[Start MATERIAL]

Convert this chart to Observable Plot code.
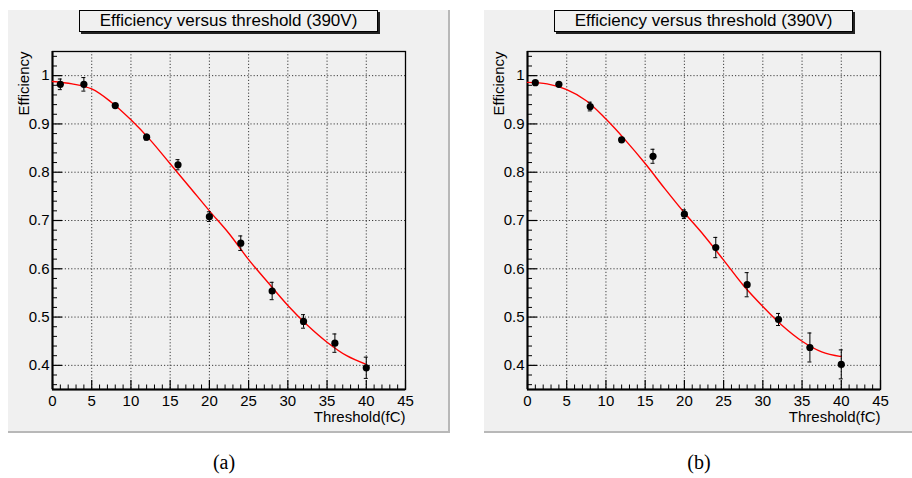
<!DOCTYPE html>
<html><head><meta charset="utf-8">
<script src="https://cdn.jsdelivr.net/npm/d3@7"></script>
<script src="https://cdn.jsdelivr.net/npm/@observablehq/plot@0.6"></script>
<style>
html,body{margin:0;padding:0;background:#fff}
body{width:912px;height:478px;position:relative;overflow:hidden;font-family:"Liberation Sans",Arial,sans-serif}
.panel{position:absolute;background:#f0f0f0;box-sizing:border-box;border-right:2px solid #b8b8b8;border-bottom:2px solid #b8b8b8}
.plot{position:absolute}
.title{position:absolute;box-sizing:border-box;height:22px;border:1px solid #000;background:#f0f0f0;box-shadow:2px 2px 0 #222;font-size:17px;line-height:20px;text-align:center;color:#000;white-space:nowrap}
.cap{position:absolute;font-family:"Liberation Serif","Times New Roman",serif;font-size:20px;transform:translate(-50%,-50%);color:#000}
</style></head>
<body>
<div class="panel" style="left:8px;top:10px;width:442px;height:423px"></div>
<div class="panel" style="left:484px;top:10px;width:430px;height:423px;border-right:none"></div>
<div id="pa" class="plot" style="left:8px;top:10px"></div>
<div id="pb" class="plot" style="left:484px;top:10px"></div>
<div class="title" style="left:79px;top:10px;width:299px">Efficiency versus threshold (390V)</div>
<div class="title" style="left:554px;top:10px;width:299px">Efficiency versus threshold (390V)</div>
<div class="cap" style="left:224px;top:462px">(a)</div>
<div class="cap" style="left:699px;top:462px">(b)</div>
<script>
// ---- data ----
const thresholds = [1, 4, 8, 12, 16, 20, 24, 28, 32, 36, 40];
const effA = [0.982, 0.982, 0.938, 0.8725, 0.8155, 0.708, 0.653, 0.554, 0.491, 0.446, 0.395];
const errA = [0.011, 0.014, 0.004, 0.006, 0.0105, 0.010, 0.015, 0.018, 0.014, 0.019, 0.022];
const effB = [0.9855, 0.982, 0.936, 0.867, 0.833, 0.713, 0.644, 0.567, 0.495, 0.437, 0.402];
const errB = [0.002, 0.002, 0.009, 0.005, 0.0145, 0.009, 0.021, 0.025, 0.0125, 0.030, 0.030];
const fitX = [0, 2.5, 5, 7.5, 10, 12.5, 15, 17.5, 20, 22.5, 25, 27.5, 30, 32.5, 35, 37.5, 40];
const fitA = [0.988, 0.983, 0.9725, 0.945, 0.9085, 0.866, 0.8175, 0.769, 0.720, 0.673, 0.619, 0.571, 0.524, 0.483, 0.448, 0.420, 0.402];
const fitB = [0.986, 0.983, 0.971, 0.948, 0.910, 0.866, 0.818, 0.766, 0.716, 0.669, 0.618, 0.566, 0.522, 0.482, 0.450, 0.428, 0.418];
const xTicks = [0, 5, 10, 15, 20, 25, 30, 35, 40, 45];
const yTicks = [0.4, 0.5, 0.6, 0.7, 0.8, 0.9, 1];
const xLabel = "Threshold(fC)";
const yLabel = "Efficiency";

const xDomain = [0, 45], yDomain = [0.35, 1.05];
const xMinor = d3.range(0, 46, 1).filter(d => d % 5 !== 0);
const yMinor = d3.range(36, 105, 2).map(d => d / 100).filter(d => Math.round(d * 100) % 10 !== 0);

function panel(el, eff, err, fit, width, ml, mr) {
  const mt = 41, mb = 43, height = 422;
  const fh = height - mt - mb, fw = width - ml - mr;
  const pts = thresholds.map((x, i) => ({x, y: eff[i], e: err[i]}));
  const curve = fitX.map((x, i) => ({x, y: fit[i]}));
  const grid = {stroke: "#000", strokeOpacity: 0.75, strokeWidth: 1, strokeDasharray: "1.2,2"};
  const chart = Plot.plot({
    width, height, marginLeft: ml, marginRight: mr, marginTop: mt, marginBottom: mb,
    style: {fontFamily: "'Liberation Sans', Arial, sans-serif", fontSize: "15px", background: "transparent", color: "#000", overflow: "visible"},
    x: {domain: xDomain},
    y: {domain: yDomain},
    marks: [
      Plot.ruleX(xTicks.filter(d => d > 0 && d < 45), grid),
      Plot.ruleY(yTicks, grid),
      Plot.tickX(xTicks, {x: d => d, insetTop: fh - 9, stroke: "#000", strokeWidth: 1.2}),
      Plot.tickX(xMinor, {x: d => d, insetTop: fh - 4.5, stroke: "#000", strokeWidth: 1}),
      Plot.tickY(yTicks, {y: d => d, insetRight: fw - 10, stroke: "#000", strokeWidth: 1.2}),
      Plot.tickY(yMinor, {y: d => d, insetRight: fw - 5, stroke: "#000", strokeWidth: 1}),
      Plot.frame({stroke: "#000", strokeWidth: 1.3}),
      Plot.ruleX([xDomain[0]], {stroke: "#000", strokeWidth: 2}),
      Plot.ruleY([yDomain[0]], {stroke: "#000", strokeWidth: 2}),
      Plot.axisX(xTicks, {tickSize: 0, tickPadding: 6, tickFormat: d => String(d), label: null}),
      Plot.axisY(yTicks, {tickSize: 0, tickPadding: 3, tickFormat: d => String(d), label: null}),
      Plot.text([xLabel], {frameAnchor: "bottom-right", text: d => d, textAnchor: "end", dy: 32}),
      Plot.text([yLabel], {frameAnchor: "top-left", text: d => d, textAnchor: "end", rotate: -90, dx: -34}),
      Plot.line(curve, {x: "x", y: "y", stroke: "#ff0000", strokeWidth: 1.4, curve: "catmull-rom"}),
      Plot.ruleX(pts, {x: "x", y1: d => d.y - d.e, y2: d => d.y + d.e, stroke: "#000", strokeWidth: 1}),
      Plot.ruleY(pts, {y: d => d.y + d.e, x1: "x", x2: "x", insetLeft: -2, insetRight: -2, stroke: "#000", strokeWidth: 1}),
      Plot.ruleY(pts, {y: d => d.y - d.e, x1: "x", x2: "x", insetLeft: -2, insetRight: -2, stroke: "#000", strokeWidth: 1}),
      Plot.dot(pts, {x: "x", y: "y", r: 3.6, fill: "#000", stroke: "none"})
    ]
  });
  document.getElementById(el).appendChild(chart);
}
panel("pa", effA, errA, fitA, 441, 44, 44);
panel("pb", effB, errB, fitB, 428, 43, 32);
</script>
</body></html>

[End MATERIAL]

**YOUR GOAL**
Transcribe the preceding listing in its entirety and with exact wording, leaving out pictures.

**RESULT OF THIS EXERCISE**
Convert this chart to Observable Plot code.
<!DOCTYPE html>
<html><head><meta charset="utf-8">
<script src="https://cdn.jsdelivr.net/npm/d3@7"></script>
<script src="https://cdn.jsdelivr.net/npm/@observablehq/plot@0.6"></script>
<style>
html,body{margin:0;padding:0;background:#fff}
body{width:912px;height:478px;position:relative;overflow:hidden;font-family:"Liberation Sans",Arial,sans-serif}
.panel{position:absolute;background:#f0f0f0;box-sizing:border-box;border-right:2px solid #b8b8b8;border-bottom:2px solid #b8b8b8}
.plot{position:absolute}
.title{position:absolute;box-sizing:border-box;height:22px;border:1px solid #000;background:#f0f0f0;box-shadow:2px 2px 0 #222;font-size:17px;line-height:20px;text-align:center;color:#000;white-space:nowrap}
.cap{position:absolute;font-family:"Liberation Serif","Times New Roman",serif;font-size:20px;transform:translate(-50%,-50%);color:#000}
</style></head>
<body>
<div class="panel" style="left:8px;top:10px;width:442px;height:423px"></div>
<div class="panel" style="left:484px;top:10px;width:430px;height:423px;border-right:none"></div>
<div id="pa" class="plot" style="left:8px;top:10px"></div>
<div id="pb" class="plot" style="left:484px;top:10px"></div>
<div class="title" style="left:79px;top:10px;width:299px">Efficiency versus threshold (390V)</div>
<div class="title" style="left:554px;top:10px;width:299px">Efficiency versus threshold (390V)</div>
<div class="cap" style="left:224px;top:462px">(a)</div>
<div class="cap" style="left:699px;top:462px">(b)</div>
<script>
// ---- data ----
const thresholds = [1, 4, 8, 12, 16, 20, 24, 28, 32, 36, 40];
const effA = [0.982, 0.982, 0.938, 0.8725, 0.8155, 0.708, 0.653, 0.554, 0.491, 0.446, 0.395];
const errA = [0.011, 0.014, 0.004, 0.006, 0.0105, 0.010, 0.015, 0.018, 0.014, 0.019, 0.022];
const effB = [0.9855, 0.982, 0.936, 0.867, 0.833, 0.713, 0.644, 0.567, 0.495, 0.437, 0.402];
const errB = [0.002, 0.002, 0.009, 0.005, 0.0145, 0.009, 0.021, 0.025, 0.0125, 0.030, 0.030];
const fitX = [0, 2.5, 5, 7.5, 10, 12.5, 15, 17.5, 20, 22.5, 25, 27.5, 30, 32.5, 35, 37.5, 40];
const fitA = [0.988, 0.983, 0.9725, 0.945, 0.9085, 0.866, 0.8175, 0.769, 0.720, 0.673, 0.619, 0.571, 0.524, 0.483, 0.448, 0.420, 0.402];
const fitB = [0.986, 0.983, 0.971, 0.948, 0.910, 0.866, 0.818, 0.766, 0.716, 0.669, 0.618, 0.566, 0.522, 0.482, 0.450, 0.428, 0.418];
const xTicks = [0, 5, 10, 15, 20, 25, 30, 35, 40, 45];
const yTicks = [0.4, 0.5, 0.6, 0.7, 0.8, 0.9, 1];
const xLabel = "Threshold(fC)";
const yLabel = "Efficiency";

const xDomain = [0, 45], yDomain = [0.35, 1.05];
const xMinor = d3.range(0, 46, 1).filter(d => d % 5 !== 0);
const yMinor = d3.range(36, 105, 2).map(d => d / 100).filter(d => Math.round(d * 100) % 10 !== 0);

function panel(el, eff, err, fit, width, ml, mr) {
  const mt = 41, mb = 43, height = 422;
  const fh = height - mt - mb, fw = width - ml - mr;
  const pts = thresholds.map((x, i) => ({x, y: eff[i], e: err[i]}));
  const curve = fitX.map((x, i) => ({x, y: fit[i]}));
  const grid = {stroke: "#000", strokeOpacity: 0.75, strokeWidth: 1, strokeDasharray: "1.2,2"};
  const chart = Plot.plot({
    width, height, marginLeft: ml, marginRight: mr, marginTop: mt, marginBottom: mb,
    style: {fontFamily: "'Liberation Sans', Arial, sans-serif", fontSize: "15px", background: "transparent", color: "#000", overflow: "visible"},
    x: {domain: xDomain},
    y: {domain: yDomain},
    marks: [
      Plot.ruleX(xTicks.filter(d => d > 0 && d < 45), grid),
      Plot.ruleY(yTicks, grid),
      Plot.tickX(xTicks, {x: d => d, insetTop: fh - 9, stroke: "#000", strokeWidth: 1.2}),
      Plot.tickX(xMinor, {x: d => d, insetTop: fh - 4.5, stroke: "#000", strokeWidth: 1}),
      Plot.tickY(yTicks, {y: d => d, insetRight: fw - 10, stroke: "#000", strokeWidth: 1.2}),
      Plot.tickY(yMinor, {y: d => d, insetRight: fw - 5, stroke: "#000", strokeWidth: 1}),
      Plot.frame({stroke: "#000", strokeWidth: 1.3}),
      Plot.ruleX([xDomain[0]], {stroke: "#000", strokeWidth: 2}),
      Plot.ruleY([yDomain[0]], {stroke: "#000", strokeWidth: 2}),
      Plot.axisX(xTicks, {tickSize: 0, tickPadding: 6, tickFormat: d => String(d), label: null}),
      Plot.axisY(yTicks, {tickSize: 0, tickPadding: 3, tickFormat: d => String(d), label: null}),
      Plot.text([xLabel], {frameAnchor: "bottom-right", text: d => d, textAnchor: "end", dy: 32}),
      Plot.text([yLabel], {frameAnchor: "top-left", text: d => d, textAnchor: "end", rotate: -90, dx: -34}),
      Plot.line(curve, {x: "x", y: "y", stroke: "#ff0000", strokeWidth: 1.4, curve: "catmull-rom"}),
      Plot.ruleX(pts, {x: "x", y1: d => d.y - d.e, y2: d => d.y + d.e, stroke: "#000", strokeWidth: 1}),
      Plot.ruleY(pts, {y: d => d.y + d.e, x1: "x", x2: "x", insetLeft: -2, insetRight: -2, stroke: "#000", strokeWidth: 1}),
      Plot.ruleY(pts, {y: d => d.y - d.e, x1: "x", x2: "x", insetLeft: -2, insetRight: -2, stroke: "#000", strokeWidth: 1}),
      Plot.dot(pts, {x: "x", y: "y", r: 3.6, fill: "#000", stroke: "none"})
    ]
  });
  document.getElementById(el).appendChild(chart);
}
panel("pa", effA, errA, fitA, 441, 44, 44);
panel("pb", effB, errB, fitB, 428, 43, 32);
</script>
</body></html>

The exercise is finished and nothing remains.